Understanding this passage this way, as an allegory, summarizes the gospel. Jesus shows great mercy to us and expects us to do the same to our sisters and brothers in this world. Such interpretation of the passage is ancient, as early as the second century.[9] But even as an allegory, it comes back to what we do.
The desire for eternal life
It’s interesting that this story is a part of the extended answer to the question, “what must I do to receive eternal life.” In answering this question, Jesus quickly moves pass the commandments, the theological dogma, and instead Jesus tells a story about our relationship to our neighbors. For Jesus, these relationships are not isolated incidents or theological concepts, but actual encounters with real people who have needs.
If we have been lifted out of the ditch by Jesus, if we have experienced salvation, if we are assured of eternal life, we must go and do likewise, to all our neighbors.
Emphasis on “Go and do”
While I accept the allegory interpretation of this passage as one way to understand it, I also see the danger in such an interpretation. John Calvin, one of the founders of our theological tradition, questioned the allegory interpretation because he felt it diminished our Lord’s command to “Go and do likewise.[10]
Let me interpret this parable in this manner. We must first accept and believe in Jesus Christ and the gift he offers to us (that’s Jesus pulling us out of the ditch). Following our acceptance of salvation, we must then live as the Samaritan, helping others, regardless of how we feel about them.
Conclusion
Like all the folks in the story, we’re all on a journey through life. The question we’re left with is how we go about making this journey. Do we continue to travel down the road with our windows closed and our eyes straight head, the radio up so loud that we can’t hear anyone calling out for help? Or do we slow down and look for opportunities to make a difference in the lives of others? The lawyer asks the question for us, “who is my neighbor?” Jesus turns that question around and asks us, “To whom have you been a neighbor?” How do we answer? Amen.
[1] The Great Ends of the Presbyterian Church USA include the command to “exhibit the kingdom of heaven to the world.” Book of Order, F-1.0304
[2] Following the Good Samaritan in Luke’s Gospel is the story of Mary and Martha (relating to him, then gives the example of the Lord’s Prayer (our relationship to God the Father).

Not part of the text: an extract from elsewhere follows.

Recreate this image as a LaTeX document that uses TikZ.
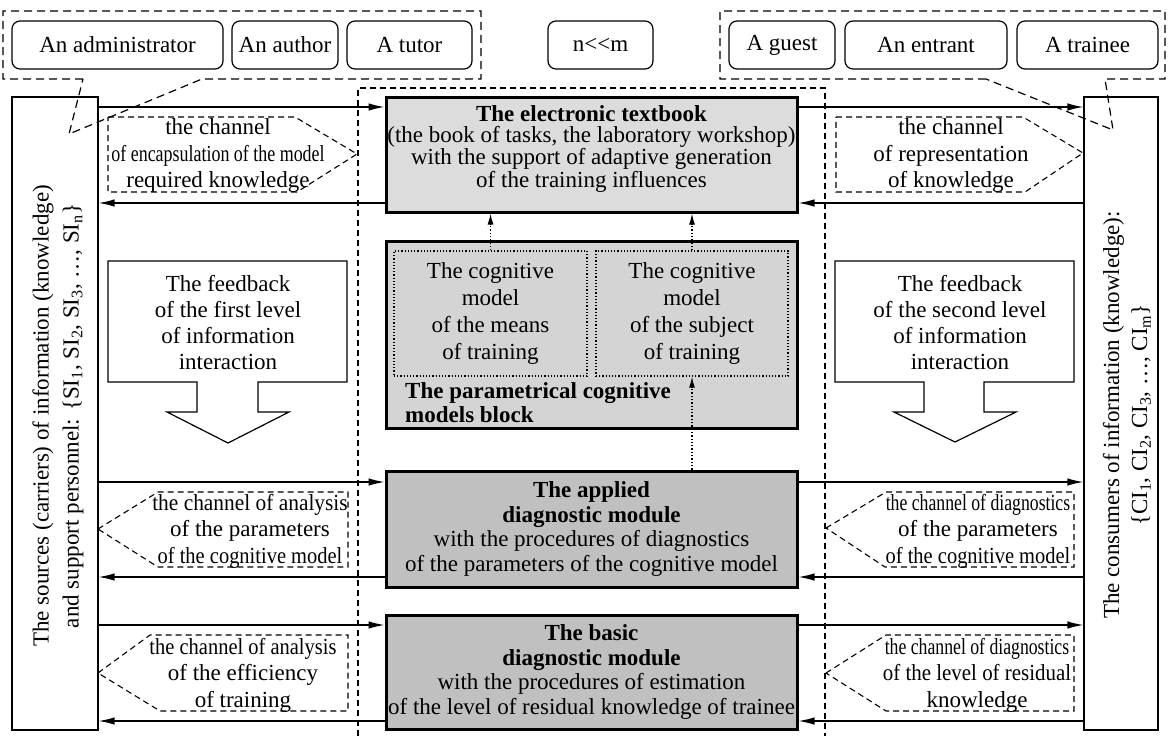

[3] Kenneth E. Bailey, Jesus Through Middle Eastern Eyes: Cultural Studies in the Gospels (Downers Grove, IL: IVP Press, 2008), 286.
[4] Deuteronomy 6:4-5, Leviticus 19:18
[5] Norval Geldenhuys, The Gospel of Luke: he New International Commentary on the New Testament (Grand Rapids: Eerdmans, 1984), 311, 313 n5.
P[6] James R. Edwards, The Gospel According to Luke (Grand Rapids: Eerdmans, 2015), 323..
[7] Brian D. McLaren, A Generous Orthodoxy (Grand Rapids: Zondervan, 2004 ), 20.
[8] We’re told the priest and Levite were going “down that road.” Jerusalem sat on a hill at 2600 feet. Jericho was below sea level. So going down meant they were leaving their work behind and possibility heading home or to visit realities. See Edwards, 320.
[9] Edwards, 324.
[10] Edwards, 324, John Calvin, Institutes of the Christian Religion, 2.5.19.